# Start of PROVIDED DATA
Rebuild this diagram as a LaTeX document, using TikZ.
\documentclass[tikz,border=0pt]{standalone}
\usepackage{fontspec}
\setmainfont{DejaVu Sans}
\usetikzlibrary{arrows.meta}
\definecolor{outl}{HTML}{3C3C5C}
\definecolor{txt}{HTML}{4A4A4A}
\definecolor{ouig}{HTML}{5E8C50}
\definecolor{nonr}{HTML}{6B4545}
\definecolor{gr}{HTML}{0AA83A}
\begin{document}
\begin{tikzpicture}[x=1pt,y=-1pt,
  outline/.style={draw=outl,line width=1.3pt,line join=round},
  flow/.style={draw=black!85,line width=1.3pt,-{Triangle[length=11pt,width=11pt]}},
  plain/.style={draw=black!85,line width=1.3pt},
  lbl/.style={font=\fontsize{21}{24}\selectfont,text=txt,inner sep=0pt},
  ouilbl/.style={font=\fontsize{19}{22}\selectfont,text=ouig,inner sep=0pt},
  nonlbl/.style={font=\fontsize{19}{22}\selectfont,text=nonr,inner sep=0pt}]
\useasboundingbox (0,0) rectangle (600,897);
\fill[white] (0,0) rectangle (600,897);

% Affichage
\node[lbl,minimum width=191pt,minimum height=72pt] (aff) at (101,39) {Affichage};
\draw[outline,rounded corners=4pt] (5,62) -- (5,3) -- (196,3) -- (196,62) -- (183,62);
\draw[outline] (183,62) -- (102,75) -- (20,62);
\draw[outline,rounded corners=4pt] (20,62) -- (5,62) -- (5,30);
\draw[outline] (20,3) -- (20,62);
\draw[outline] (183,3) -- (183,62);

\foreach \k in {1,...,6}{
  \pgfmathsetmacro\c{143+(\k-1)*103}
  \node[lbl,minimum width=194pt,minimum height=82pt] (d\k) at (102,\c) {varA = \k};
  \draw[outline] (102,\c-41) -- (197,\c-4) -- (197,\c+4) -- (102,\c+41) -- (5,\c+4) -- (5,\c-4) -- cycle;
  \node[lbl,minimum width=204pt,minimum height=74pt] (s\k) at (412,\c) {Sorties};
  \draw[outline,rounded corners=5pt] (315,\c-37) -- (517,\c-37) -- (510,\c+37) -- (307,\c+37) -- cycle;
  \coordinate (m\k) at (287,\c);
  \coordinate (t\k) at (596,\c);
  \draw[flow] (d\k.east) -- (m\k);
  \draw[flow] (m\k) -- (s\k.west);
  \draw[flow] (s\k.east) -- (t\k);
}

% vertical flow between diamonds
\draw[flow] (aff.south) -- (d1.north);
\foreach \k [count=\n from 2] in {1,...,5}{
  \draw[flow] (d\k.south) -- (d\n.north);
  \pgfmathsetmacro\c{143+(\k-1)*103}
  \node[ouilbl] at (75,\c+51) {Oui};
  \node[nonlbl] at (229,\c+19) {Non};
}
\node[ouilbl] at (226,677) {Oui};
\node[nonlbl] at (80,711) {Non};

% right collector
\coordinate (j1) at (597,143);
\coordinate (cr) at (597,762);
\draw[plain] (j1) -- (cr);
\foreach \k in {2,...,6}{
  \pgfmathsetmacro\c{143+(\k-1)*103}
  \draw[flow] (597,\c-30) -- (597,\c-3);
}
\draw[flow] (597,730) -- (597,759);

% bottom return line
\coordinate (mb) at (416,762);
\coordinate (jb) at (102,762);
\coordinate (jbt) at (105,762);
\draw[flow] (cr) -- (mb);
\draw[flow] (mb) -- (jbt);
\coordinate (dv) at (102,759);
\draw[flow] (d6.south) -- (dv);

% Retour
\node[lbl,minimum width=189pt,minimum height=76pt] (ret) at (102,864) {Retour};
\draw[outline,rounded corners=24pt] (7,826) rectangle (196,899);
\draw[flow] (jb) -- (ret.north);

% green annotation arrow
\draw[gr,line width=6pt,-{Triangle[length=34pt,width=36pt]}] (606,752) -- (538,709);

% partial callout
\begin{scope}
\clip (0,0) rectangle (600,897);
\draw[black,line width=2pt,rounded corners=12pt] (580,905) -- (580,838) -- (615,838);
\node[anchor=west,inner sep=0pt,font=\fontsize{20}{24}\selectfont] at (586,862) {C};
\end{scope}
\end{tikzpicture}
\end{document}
# End of PROVIDED DATA
**WHAT THE TASK REQUIRES:** All of the material above needs to be retyped word for word.

**ANSWER TO THIS EXERCISE:**
Rebuild this diagram as a LaTeX document, using TikZ.
\documentclass[tikz,border=0pt]{standalone}
\usepackage{fontspec}
\setmainfont{DejaVu Sans}
\usetikzlibrary{arrows.meta}
\definecolor{outl}{HTML}{3C3C5C}
\definecolor{txt}{HTML}{4A4A4A}
\definecolor{ouig}{HTML}{5E8C50}
\definecolor{nonr}{HTML}{6B4545}
\definecolor{gr}{HTML}{0AA83A}
\begin{document}
\begin{tikzpicture}[x=1pt,y=-1pt,
  outline/.style={draw=outl,line width=1.3pt,line join=round},
  flow/.style={draw=black!85,line width=1.3pt,-{Triangle[length=11pt,width=11pt]}},
  plain/.style={draw=black!85,line width=1.3pt},
  lbl/.style={font=\fontsize{21}{24}\selectfont,text=txt,inner sep=0pt},
  ouilbl/.style={font=\fontsize{19}{22}\selectfont,text=ouig,inner sep=0pt},
  nonlbl/.style={font=\fontsize{19}{22}\selectfont,text=nonr,inner sep=0pt}]
\useasboundingbox (0,0) rectangle (600,897);
\fill[white] (0,0) rectangle (600,897);

% Affichage
\node[lbl,minimum width=191pt,minimum height=72pt] (aff) at (101,39) {Affichage};
\draw[outline,rounded corners=4pt] (5,62) -- (5,3) -- (196,3) -- (196,62) -- (183,62);
\draw[outline] (183,62) -- (102,75) -- (20,62);
\draw[outline,rounded corners=4pt] (20,62) -- (5,62) -- (5,30);
\draw[outline] (20,3) -- (20,62);
\draw[outline] (183,3) -- (183,62);

\foreach \k in {1,...,6}{
  \pgfmathsetmacro\c{143+(\k-1)*103}
  \node[lbl,minimum width=194pt,minimum height=82pt] (d\k) at (102,\c) {varA = \k};
  \draw[outline] (102,\c-41) -- (197,\c-4) -- (197,\c+4) -- (102,\c+41) -- (5,\c+4) -- (5,\c-4) -- cycle;
  \node[lbl,minimum width=204pt,minimum height=74pt] (s\k) at (412,\c) {Sorties};
  \draw[outline,rounded corners=5pt] (315,\c-37) -- (517,\c-37) -- (510,\c+37) -- (307,\c+37) -- cycle;
  \coordinate (m\k) at (287,\c);
  \coordinate (t\k) at (596,\c);
  \draw[flow] (d\k.east) -- (m\k);
  \draw[flow] (m\k) -- (s\k.west);
  \draw[flow] (s\k.east) -- (t\k);
}

% vertical flow between diamonds
\draw[flow] (aff.south) -- (d1.north);
\foreach \k [count=\n from 2] in {1,...,5}{
  \draw[flow] (d\k.south) -- (d\n.north);
  \pgfmathsetmacro\c{143+(\k-1)*103}
  \node[ouilbl] at (75,\c+51) {Oui};
  \node[nonlbl] at (229,\c+19) {Non};
}
\node[ouilbl] at (226,677) {Oui};
\node[nonlbl] at (80,711) {Non};

% right collector
\coordinate (j1) at (597,143);
\coordinate (cr) at (597,762);
\draw[plain] (j1) -- (cr);
\foreach \k in {2,...,6}{
  \pgfmathsetmacro\c{143+(\k-1)*103}
  \draw[flow] (597,\c-30) -- (597,\c-3);
}
\draw[flow] (597,730) -- (597,759);

% bottom return line
\coordinate (mb) at (416,762);
\coordinate (jb) at (102,762);
\coordinate (jbt) at (105,762);
\draw[flow] (cr) -- (mb);
\draw[flow] (mb) -- (jbt);
\coordinate (dv) at (102,759);
\draw[flow] (d6.south) -- (dv);

% Retour
\node[lbl,minimum width=189pt,minimum height=76pt] (ret) at (102,864) {Retour};
\draw[outline,rounded corners=24pt] (7,826) rectangle (196,899);
\draw[flow] (jb) -- (ret.north);

% green annotation arrow
\draw[gr,line width=6pt,-{Triangle[length=34pt,width=36pt]}] (606,752) -- (538,709);

% partial callout
\begin{scope}
\clip (0,0) rectangle (600,897);
\draw[black,line width=2pt,rounded corners=12pt] (580,905) -- (580,838) -- (615,838);
\node[anchor=west,inner sep=0pt,font=\fontsize{20}{24}\selectfont] at (586,862) {C};
\end{scope}
\end{tikzpicture}
\end{document}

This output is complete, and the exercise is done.